Oella was always a simple place.
The first mill, powered by the nearby Patapsco River, was built in 1808 by the Union Manufacturing Co. and briefly stood as one of the largest cotton manufacturers in the young nation. It was tended by workers — as many as 700 at one point — who lived in the company houses that sprang up in the new community. Generations of families often worked in the mill and lived in the many multi-unit houses that were rented to them by the company.
The mill was sold in 1887 to William James Dickey, who shifted production to woolens, manufacturing soldiers uniforms and later wool men’s suits. But declining demand for woolen goods in the face of new synthetic materials eventually doomed the mill. It ceased production in 1972 and the machinery was sold off.
“The economic soul of the village had collapsed” with the mill, said Charles L. Wagandt, Dickey’s great-grandson, who worked in the mill until it closed.
While the mill was closed, the company town of Oella — whose residents still used outhouses and relied on wells for water — remained.
“With no water and no sewer, we couldn’t find anyone to essentially buy a village,” said Wagandt, who paid $85,000 to buy the town himself in 1973 and started the Oella Company Inc.
“It certainly was a unique opportunity,” said Wagandt from his office in a rehabilitated Methodist church across from the mill. He said the town, where the newest home dated from 1925, was a “museum case of housing, representing a village of homes.”
“The early housing was stone, then it became brick. The late 19th-century frame houses have a modest Victorian element. Some were ‘kit houses’ that you actually buy and put together and there are generic houses built back then that didn’t really represent any style,” Wagandt said.
He promised lifetime tenancy to the remaining millworkers and then set about developing Oella, while trying to preserve its history in natural beauty.
“I wanted it so that if someone came back from the 1800s, they could still recognize where they were,” Wagandt said. “Instead of tearing up the landscape, there are clusters of houses…. We had to work with the land, so we built houses where the land allows it.”

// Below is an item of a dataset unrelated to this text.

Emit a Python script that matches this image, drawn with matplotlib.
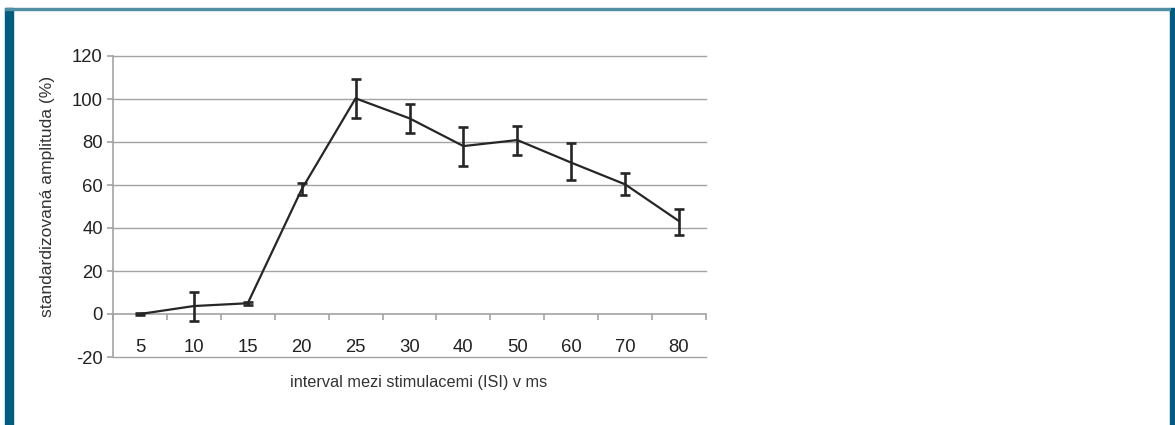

After an 11-year battle, Wagandt got plumbing and sewers for the area in 1983, clearing the way for modern development.
The mill, which had been used mostly as storage space, suddenly became attractive to artists, with its airy space and views of the Patapsco. The former heart of the community has now become an artist’s haven of open studio loft space and 20 specialty art and antique shops, from Dorfman’s Wax Works to the Bagpipe Museum, and other small businesses, like architects and advertising agencies.
“The whole community is down-to-earth and uncomplicated,” said Sue Bassler, who runs The Final Merger, a specialty art shop she started with two former bank co-workers who grew weary of the mega-mergers in their old field.
“I’ve given away all of my suits,” Bassler said, opting instead to be in the co-op of artists who take turns manning the cash register and answering shopper’s questions three days a month.
“It’s nice that no one came in with a bulldozer and knocked the [mill houses] down and put in condos, it’s a good mix of old and new,” she said.
The new face of Oella came as a surprise to Bassler, who grew up in Roland Park.
“I’ve lived in the area all of my life and Oella was not a popular community. It was truthfully worlds apart because it didn’t have any modern conveniences,” she said. “If you said that you were from Oella, you might as well have said that you were from the hills of West Virginia.”
But real estate agent Diane Kenworthy said it is just because Oella is worlds apart that more and more people have come to it in the last decade.
“Where else can you find a village that is finite in the number of houses that will be built, with a river running through it, surrounded by a state park and walking distance to Ellicott City?” asked Kenworthy, an O’Conor, Piper & Flynn-ERA real estate agent, who has sold in the area since 1992.
She said the original hardwood floors and stone fireplaces — even the old outhouses — have been a big draw for buyers.
“They love them,” Kenworthy said of the old outhouses. “They make them into tool sheds and things.”
But today, there are also newer townhouses going for more than $200,000 and half-million-dollar houses along the river.
Burns, an architect, designed several of the new houses with a Baltimore design company and designed his own contemporary house among the trees.
“I loved the convenience of having downtown Ellicott City nearby,” said Burns, who used to live in Baltimore’s Bolton Hill. “You can walk on a Sunday and you can go to a coffee shop, there’s a jazz and blues club there and restaurants. It’s a neat kind of bohemian area.
“I really don’t even need a lot of artwork because each season my artwork changes,” he said, gazing out his wall of windows toward the Patapsco. “In spring it is a beautiful light green, in fall the leaves change these gorgeous colors and it’s covered in white in the winter … and when the train goes by it just feels so very — American.”
But he said his extensive travel schedule recently forced him to put his home up for sale.
“I hate to have to leave it. A lot of the suburbs are very homogeneous, very cookie-cutter. Vanilla,” he said. “This area has character, a distinct personality. The roads, the people, even the weather has a character. I couldn’t imagine living in a place like Columbia with its cul-de-sacs.”
That reluctance to leave comes as a refreshing change to Wagandt.
“For awhile nobody wanted to be situated with Oella,” Wagandt said. “It became good to be an Oellaite.”